Sunday, December 26, 2010

Fiction Review: Saving CeeCee Honeycutt

My mom read Saving CeeCee Honeycutt by Beth Hoffman on our recent Thanksgiving vacation and handed it to me as soon as she finished it!  I enjoyed this coming-of-age tale very much.

First, let me admit that I'm not a big fan of so-called Southern fiction.  Certainly, I loved some of the exemplary books that started this genre (I don't really think it should be its own genre) like The Secret Life of Bees by Sue Monk Kidd and all of Rebecca Wells' novels, but there have been a lot of shallow copycats getting by with their southern setting and the requisite cast of colorful women characters.

Saving Cee Cee Honeycutt has those elements, but it also has a surprising emotional depth.  Yes, it has the wise, kind black servant woman who takes the damaged child under her wing amid homestyle southern cooking, but this novel also deals with some very serious issues, including racial discrimination and mental illness, with intelligence and grace.

The story begins in the north, with CeeCee, a young girl in Ohio, who has spent most of her life taking care of her mentally ill mother, while her father stays busy (and stays away) traveling for work.  When tragedy hits, CeeCee is taken in by her great-aunt Tootie (I had a great-aunt Tootie, too!) whom she hasn't seen since she was an infant.  Tootie whisks her away to her beautiful home in Savannah, where the healing process begins.

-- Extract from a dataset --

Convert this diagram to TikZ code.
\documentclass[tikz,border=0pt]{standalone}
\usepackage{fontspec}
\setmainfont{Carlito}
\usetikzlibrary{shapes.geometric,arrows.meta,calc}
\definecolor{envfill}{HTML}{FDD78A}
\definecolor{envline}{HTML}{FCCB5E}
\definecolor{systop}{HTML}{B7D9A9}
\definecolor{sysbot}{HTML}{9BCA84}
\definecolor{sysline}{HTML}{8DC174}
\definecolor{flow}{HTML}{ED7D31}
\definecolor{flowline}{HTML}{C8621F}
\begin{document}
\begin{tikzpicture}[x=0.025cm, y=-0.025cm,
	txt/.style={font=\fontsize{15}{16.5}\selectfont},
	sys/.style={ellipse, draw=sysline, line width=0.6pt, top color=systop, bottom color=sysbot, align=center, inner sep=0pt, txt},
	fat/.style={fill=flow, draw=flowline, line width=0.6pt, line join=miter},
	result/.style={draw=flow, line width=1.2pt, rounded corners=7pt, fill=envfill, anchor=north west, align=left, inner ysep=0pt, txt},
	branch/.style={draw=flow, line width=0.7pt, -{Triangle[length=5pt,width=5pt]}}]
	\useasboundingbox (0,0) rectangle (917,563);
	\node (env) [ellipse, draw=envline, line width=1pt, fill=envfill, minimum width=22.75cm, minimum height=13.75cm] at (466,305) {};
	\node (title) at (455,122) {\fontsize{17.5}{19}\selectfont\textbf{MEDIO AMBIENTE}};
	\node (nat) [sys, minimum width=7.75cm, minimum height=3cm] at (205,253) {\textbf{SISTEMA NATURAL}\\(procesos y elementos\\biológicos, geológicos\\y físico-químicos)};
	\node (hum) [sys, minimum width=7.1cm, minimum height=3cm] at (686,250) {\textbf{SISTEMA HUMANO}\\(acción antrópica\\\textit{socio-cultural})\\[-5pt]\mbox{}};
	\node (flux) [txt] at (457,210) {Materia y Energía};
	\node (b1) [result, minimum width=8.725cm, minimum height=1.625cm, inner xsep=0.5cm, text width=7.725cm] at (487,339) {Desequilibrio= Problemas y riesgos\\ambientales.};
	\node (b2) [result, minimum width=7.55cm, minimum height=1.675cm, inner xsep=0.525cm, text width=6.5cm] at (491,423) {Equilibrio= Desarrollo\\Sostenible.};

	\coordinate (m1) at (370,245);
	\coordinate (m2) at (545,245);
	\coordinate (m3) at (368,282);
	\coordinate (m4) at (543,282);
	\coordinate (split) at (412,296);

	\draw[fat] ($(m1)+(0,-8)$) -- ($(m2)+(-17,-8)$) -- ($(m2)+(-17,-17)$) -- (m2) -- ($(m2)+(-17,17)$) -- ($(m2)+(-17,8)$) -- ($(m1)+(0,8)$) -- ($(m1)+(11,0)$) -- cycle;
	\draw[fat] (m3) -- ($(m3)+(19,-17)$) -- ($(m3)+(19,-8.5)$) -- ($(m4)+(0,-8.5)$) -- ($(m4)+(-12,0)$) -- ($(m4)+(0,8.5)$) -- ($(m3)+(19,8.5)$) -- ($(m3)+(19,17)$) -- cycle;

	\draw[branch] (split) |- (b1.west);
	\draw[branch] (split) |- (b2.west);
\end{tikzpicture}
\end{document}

I found the novel compelling, its characters interesting, and its plot unique.  I thoroughly enjoyed reading it.  My only complaint - and it's a minor one - would be the lack of any decent male characters at all.  Every single man in the novel (with one exception who was dead) was either a liar, a cheater, a jerk, or all three.  While I'm all for girl power and understand that the main theme was the healing power of women, I felt the lack of any good male characters at all felt a bit artificial.  As I said, it's a minor complaint, as the novel overall was very satisfying, even to a northern girl like myself.  And if you generally like Southern fiction, then you'll love this novel even more.

306 pages, Penguin Books


  1. Sue I dont like Southern fiction either but this one.... I loved. :)

  2. I thoroughly enjoyed the beginning the book and felt that the storyline had great potential. And I absolutely love the archetypal wise, old black woman character in fiction, but I felt that some of the subplots were outrageously overblown and that fact really took away from what could have been a very powerful story. And you have a good point about the lack of positive male figures and about Southern fiction in general. Overall, Saving CeeCee Honeycutt felt like a poor imitation of Secret Life of Bees.